• **Given data**

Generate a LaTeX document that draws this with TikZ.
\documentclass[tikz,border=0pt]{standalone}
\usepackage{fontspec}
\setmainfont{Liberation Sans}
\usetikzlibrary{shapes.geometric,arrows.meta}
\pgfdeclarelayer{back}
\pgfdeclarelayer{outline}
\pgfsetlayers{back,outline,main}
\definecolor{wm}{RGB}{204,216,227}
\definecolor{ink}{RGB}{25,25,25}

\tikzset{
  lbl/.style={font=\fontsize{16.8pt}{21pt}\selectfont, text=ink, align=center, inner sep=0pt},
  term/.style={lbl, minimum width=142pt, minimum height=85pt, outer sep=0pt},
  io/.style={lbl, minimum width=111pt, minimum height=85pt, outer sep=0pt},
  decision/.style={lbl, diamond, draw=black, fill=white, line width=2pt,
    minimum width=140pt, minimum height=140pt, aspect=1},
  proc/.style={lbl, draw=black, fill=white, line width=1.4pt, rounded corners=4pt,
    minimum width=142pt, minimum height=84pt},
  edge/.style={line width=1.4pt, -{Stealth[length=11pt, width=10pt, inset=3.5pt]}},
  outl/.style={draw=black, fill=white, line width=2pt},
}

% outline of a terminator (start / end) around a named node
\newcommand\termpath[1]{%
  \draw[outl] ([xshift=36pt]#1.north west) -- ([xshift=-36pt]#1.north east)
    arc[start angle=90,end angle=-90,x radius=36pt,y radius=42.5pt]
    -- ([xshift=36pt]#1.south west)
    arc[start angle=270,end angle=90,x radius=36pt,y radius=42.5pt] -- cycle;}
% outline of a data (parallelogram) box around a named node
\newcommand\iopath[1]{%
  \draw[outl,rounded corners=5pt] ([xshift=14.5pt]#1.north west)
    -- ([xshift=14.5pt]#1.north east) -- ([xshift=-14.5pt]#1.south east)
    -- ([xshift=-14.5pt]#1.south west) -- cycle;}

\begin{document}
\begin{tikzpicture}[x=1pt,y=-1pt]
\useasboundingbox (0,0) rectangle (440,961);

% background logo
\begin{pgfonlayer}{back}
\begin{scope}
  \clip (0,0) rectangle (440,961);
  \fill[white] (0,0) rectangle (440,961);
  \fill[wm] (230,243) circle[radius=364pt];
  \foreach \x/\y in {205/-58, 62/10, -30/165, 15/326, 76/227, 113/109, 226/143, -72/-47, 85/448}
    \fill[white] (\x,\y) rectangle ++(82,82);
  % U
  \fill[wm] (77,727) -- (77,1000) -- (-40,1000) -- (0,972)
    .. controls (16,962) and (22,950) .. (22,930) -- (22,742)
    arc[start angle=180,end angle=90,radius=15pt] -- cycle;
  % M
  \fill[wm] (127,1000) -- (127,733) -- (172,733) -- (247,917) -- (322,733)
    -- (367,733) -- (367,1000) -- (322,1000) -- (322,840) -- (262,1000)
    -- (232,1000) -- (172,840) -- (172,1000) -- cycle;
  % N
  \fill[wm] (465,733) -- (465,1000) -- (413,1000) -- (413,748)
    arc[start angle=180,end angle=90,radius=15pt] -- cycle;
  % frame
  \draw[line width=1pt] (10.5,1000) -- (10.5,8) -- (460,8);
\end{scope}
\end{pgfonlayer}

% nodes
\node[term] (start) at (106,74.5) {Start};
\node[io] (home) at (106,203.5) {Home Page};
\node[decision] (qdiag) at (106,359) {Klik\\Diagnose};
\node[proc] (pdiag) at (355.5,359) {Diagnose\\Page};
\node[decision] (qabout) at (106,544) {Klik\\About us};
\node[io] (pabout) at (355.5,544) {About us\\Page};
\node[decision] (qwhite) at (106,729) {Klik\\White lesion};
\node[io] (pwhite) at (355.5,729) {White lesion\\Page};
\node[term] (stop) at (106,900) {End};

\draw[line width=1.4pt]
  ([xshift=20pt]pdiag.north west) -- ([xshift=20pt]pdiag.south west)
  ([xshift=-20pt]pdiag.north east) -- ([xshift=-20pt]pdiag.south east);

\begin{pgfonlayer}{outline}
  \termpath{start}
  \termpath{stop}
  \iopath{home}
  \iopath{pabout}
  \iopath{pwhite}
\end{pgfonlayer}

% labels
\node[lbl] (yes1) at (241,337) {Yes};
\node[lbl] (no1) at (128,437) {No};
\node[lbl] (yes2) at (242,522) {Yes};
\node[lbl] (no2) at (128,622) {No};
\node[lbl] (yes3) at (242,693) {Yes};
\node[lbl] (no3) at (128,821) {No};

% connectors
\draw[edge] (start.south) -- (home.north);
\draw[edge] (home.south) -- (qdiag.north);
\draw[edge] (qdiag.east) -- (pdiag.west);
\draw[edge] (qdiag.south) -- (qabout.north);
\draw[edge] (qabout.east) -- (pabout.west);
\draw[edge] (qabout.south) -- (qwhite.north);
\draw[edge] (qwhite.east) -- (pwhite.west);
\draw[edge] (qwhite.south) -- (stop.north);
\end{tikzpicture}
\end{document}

• **Exercise instructions**
Beginning at the top of the data, extract each line through the line containing "-- ([xshift=-14.5pt]#1.south west)" and return those lines exactly, with nothing added.

• **Task result**
Generate a LaTeX document that draws this with TikZ.
\documentclass[tikz,border=0pt]{standalone}
\usepackage{fontspec}
\setmainfont{Liberation Sans}
\usetikzlibrary{shapes.geometric,arrows.meta}
\pgfdeclarelayer{back}
\pgfdeclarelayer{outline}
\pgfsetlayers{back,outline,main}
\definecolor{wm}{RGB}{204,216,227}
\definecolor{ink}{RGB}{25,25,25}

\tikzset{
  lbl/.style={font=\fontsize{16.8pt}{21pt}\selectfont, text=ink, align=center, inner sep=0pt},
  term/.style={lbl, minimum width=142pt, minimum height=85pt, outer sep=0pt},
  io/.style={lbl, minimum width=111pt, minimum height=85pt, outer sep=0pt},
  decision/.style={lbl, diamond, draw=black, fill=white, line width=2pt,
    minimum width=140pt, minimum height=140pt, aspect=1},
  proc/.style={lbl, draw=black, fill=white, line width=1.4pt, rounded corners=4pt,
    minimum width=142pt, minimum height=84pt},
  edge/.style={line width=1.4pt, -{Stealth[length=11pt, width=10pt, inset=3.5pt]}},
  outl/.style={draw=black, fill=white, line width=2pt},
}

% outline of a terminator (start / end) around a named node
\newcommand\termpath[1]{%
  \draw[outl] ([xshift=36pt]#1.north west) -- ([xshift=-36pt]#1.north east)
    arc[start angle=90,end angle=-90,x radius=36pt,y radius=42.5pt]
    -- ([xshift=36pt]#1.south west)
    arc[start angle=270,end angle=90,x radius=36pt,y radius=42.5pt] -- cycle;}
% outline of a data (parallelogram) box around a named node
\newcommand\iopath[1]{%
  \draw[outl,rounded corners=5pt] ([xshift=14.5pt]#1.north west)
    -- ([xshift=14.5pt]#1.north east) -- ([xshift=-14.5pt]#1.south east)
    -- ([xshift=-14.5pt]#1.south west) -- cycle;}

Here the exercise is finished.